A Casa Branca tem a capacidade de vetar proibições de importação para os EUA, um poder que raramente é usado. Um caso anterior ocorreu em 2013, quando o presidente Barack Obama derrubou uma proibição de iPhones motivada por uma disputa de patentes com a Samsung Electronics.

Mas isso foi uma ação política mais fácil: envolvia escolher uma empresa americana em detrimento de uma concorrente sul-coreana. As sedes da Apple e da Masimo estão ambas na Califórnia.
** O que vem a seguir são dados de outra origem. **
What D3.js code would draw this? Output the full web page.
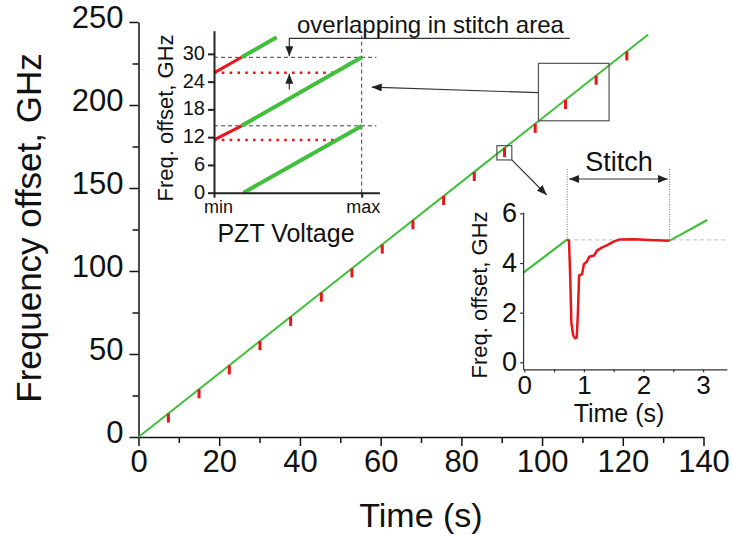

O objetivo da Masimo, segundo pessoas próximas ao assunto, era que a ITC impusesse sua proibição no verão do hemisfério norte. Isso provavelmente teria levado a Apple a adiar o lançamento de seus novos modelos, que geralmente são anunciados em setembro, e teria prejudicado as vendas do período de festas.

Em vez disso, a proibição afetou apenas cerca de uma semana de vendas no trimestre de dezembro da Apple. Ela também se aplica apenas às lojas próprias da Apple; varejistas externos como a Best Buy ainda podem vender os relógios – pelo menos até que seu estoque acabe.

E a Apple acredita que está no caminho certo para resolver o problema. A empresa fez engenheiros trabalharem para mudar os algoritmos de software e a apresentação de seu aplicativo de oxigênio no sangue, contornando as alegações de Kiani.

Agora cabe à agência alfandegária dos EUA determinar se essas modificações são suficientes para permitir que os smartwatches voltem ao mercado. Uma decisão é esperada em 12 de janeiro.

A empresa também está tentando reverter a ordem da ITC no Tribunal de Apelações dos EUA para o Federal Circuit. Por sua vez, Kiani não acredita que uma solução de software resolva uma disputa que envolve patentes de hardware. “Não acho que isso possa funcionar”, disse ele.

De qualquer forma, Kiani e a Masimo foram mais longe do que qualquer outro antes deles. Muitas empresas alegaram que a Apple roubou sua tecnologia e contratou seus funcionários, levando-as à falência. Mas elas raramente conseguiram muita repercussão.

Um sinal adicional de sucesso para Kiani seria um acordo, que resultaria em um pagamento. O site da Masimo menciona todas as empresas que licenciam sua tecnologia e adicionar a Apple a essa lista seria uma vitória.

Isso também daria força de marketing à Masimo para promover seus próprios produtos. A Apple afirma ter realizado mediações com a Masimo e que espera fazer mais.

Em sua ação anterior, que terminou em júri dividido, a Masimo queria que a Apple pagasse mais de US$ 3 bilhões em danos. Kiani não está dizendo quanto dinheiro seria necessário para chegar a um acordo de licenciamento agora. Mas ele planeja insistir em uma concessão: “Deve haver um pedido de desculpas.”

Se isso não acontecer, as duas empresas devem voltar ao tribunal – novamente por causa de patentes – no final de outubro.

-- Atualização às 14h50 (horário de Brasília) para incluir que uma liminar suspendeu temporariamente a proibição das vendas do Apple Watch nesta quarta-feira (27).